* Your goal
How many lines in the entries below include the string "diagram"? Answer with the number only.

* Data
● ● ● ●
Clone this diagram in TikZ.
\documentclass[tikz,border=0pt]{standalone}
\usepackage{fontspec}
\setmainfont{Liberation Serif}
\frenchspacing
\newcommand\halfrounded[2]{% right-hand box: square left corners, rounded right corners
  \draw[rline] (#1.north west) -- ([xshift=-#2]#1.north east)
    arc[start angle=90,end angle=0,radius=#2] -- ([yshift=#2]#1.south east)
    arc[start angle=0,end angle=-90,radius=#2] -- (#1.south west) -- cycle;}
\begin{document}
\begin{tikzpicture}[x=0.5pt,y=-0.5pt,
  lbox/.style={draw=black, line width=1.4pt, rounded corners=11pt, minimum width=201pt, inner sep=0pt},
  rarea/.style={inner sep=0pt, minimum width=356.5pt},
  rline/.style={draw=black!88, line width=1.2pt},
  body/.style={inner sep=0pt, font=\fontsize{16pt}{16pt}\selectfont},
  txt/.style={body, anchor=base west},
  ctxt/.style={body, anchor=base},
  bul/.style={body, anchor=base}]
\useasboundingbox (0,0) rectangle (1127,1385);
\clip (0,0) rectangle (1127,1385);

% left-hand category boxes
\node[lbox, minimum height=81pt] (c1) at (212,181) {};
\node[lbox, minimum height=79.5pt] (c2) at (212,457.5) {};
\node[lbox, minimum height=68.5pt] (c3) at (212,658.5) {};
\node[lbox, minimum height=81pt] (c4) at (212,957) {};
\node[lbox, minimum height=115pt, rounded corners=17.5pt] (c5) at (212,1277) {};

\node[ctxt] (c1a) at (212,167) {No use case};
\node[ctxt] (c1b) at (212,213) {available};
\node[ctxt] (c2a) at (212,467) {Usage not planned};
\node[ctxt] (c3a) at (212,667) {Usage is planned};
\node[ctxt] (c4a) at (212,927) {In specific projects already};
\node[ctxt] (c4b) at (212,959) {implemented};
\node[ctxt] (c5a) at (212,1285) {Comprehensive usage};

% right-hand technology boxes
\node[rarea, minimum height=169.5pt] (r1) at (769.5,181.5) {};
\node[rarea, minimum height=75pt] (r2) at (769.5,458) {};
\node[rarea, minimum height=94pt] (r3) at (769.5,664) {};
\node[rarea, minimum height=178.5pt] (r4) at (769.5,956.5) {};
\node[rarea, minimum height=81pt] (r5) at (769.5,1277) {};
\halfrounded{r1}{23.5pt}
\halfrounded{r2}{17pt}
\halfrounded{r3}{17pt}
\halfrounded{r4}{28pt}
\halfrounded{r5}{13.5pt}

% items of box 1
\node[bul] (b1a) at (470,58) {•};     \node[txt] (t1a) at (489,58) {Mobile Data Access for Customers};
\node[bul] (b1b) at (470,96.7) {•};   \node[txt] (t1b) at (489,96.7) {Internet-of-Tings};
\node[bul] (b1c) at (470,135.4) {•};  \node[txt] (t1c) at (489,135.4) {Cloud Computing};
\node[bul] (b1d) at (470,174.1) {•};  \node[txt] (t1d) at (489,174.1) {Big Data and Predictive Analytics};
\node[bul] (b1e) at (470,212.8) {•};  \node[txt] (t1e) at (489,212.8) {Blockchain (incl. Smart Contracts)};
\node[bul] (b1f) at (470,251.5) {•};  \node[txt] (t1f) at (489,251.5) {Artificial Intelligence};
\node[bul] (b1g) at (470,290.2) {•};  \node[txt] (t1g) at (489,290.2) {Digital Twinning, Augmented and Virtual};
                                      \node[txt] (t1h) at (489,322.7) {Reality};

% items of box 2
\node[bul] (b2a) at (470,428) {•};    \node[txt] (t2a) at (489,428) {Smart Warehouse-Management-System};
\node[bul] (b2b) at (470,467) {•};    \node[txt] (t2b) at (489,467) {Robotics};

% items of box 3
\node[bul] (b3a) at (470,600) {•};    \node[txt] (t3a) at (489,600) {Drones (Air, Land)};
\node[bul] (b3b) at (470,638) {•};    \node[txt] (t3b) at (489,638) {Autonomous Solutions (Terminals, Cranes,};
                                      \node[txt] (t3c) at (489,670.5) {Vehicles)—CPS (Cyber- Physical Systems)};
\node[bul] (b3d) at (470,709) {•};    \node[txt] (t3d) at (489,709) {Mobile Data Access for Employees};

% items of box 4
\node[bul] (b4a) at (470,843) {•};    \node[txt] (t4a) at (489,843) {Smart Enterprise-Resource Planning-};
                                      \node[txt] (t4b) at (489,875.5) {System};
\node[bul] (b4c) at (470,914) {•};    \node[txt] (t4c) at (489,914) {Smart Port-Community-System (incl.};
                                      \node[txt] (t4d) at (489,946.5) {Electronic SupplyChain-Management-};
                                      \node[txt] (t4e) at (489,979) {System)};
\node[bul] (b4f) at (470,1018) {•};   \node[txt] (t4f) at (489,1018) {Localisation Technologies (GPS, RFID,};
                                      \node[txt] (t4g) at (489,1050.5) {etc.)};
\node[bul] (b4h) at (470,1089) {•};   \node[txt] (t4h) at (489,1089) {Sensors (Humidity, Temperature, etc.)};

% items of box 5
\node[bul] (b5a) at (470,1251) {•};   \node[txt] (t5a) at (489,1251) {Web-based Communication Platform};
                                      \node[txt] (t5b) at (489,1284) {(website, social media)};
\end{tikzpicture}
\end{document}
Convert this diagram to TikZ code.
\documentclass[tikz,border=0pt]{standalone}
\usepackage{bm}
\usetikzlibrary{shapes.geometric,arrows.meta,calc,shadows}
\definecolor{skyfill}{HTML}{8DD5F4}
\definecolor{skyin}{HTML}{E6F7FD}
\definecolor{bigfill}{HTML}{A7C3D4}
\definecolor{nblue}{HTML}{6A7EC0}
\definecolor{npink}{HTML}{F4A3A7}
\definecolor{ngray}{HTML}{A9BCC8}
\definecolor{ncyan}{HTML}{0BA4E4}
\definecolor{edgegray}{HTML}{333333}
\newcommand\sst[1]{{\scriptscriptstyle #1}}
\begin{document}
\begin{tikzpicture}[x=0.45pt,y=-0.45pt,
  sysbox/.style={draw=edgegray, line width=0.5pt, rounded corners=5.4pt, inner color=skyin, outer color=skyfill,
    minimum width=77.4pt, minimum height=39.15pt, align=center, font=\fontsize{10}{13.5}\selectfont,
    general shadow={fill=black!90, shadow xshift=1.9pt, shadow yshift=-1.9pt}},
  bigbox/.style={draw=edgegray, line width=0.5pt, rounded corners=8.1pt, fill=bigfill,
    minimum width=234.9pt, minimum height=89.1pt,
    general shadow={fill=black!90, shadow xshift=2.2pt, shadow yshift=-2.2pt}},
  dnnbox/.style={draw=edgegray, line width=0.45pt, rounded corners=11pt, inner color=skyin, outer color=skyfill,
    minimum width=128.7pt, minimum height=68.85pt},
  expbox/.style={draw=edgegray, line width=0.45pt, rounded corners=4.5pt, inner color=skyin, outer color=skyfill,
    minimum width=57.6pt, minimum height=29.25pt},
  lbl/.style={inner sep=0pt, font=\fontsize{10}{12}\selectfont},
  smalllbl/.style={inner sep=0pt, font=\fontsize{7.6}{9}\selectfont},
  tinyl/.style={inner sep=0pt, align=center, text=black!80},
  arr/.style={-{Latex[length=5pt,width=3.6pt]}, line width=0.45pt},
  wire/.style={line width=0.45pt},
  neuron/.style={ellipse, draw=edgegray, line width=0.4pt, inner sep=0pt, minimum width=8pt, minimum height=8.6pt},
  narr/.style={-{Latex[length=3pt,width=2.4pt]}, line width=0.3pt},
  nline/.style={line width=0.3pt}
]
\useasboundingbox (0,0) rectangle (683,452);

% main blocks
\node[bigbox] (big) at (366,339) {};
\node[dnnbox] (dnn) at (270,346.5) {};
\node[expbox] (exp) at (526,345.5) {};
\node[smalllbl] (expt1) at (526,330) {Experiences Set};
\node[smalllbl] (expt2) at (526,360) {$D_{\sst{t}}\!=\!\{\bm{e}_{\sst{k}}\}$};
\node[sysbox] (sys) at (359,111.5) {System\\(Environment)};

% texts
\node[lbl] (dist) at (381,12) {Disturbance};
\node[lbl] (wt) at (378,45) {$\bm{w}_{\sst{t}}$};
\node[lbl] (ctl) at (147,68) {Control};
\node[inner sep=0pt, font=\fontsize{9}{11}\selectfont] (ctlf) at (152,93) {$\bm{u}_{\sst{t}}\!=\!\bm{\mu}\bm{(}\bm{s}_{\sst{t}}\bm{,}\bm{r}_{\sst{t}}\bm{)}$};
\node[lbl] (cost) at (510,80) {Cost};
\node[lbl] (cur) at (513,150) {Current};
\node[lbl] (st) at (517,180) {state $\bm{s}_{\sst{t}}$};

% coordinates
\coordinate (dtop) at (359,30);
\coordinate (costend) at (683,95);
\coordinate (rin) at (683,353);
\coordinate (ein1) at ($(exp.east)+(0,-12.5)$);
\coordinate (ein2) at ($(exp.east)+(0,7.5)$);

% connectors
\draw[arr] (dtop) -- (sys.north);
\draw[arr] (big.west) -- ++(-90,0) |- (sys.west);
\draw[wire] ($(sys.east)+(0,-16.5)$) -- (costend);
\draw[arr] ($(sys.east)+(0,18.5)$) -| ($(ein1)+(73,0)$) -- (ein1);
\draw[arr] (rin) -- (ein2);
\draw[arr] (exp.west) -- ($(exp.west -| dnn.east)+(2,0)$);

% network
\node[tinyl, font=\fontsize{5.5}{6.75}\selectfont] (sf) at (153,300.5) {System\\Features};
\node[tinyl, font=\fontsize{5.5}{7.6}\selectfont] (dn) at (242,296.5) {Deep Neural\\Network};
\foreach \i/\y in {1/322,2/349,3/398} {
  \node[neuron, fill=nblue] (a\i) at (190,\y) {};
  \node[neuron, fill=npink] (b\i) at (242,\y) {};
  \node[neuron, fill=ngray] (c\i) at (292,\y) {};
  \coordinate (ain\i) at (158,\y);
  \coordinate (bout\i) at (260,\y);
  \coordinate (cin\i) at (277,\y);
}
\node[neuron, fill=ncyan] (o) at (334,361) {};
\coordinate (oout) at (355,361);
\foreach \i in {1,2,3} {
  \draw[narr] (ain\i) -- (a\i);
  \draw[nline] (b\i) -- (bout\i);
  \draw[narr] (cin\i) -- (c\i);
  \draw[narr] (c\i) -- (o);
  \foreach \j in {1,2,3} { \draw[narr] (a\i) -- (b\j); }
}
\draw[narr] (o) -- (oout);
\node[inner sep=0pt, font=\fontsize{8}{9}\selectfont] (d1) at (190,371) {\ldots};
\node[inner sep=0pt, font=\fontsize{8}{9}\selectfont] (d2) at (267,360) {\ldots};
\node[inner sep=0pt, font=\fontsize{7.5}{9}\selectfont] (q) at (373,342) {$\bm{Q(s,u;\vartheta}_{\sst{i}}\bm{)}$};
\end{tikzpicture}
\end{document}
● ● ● ●
* Output below
2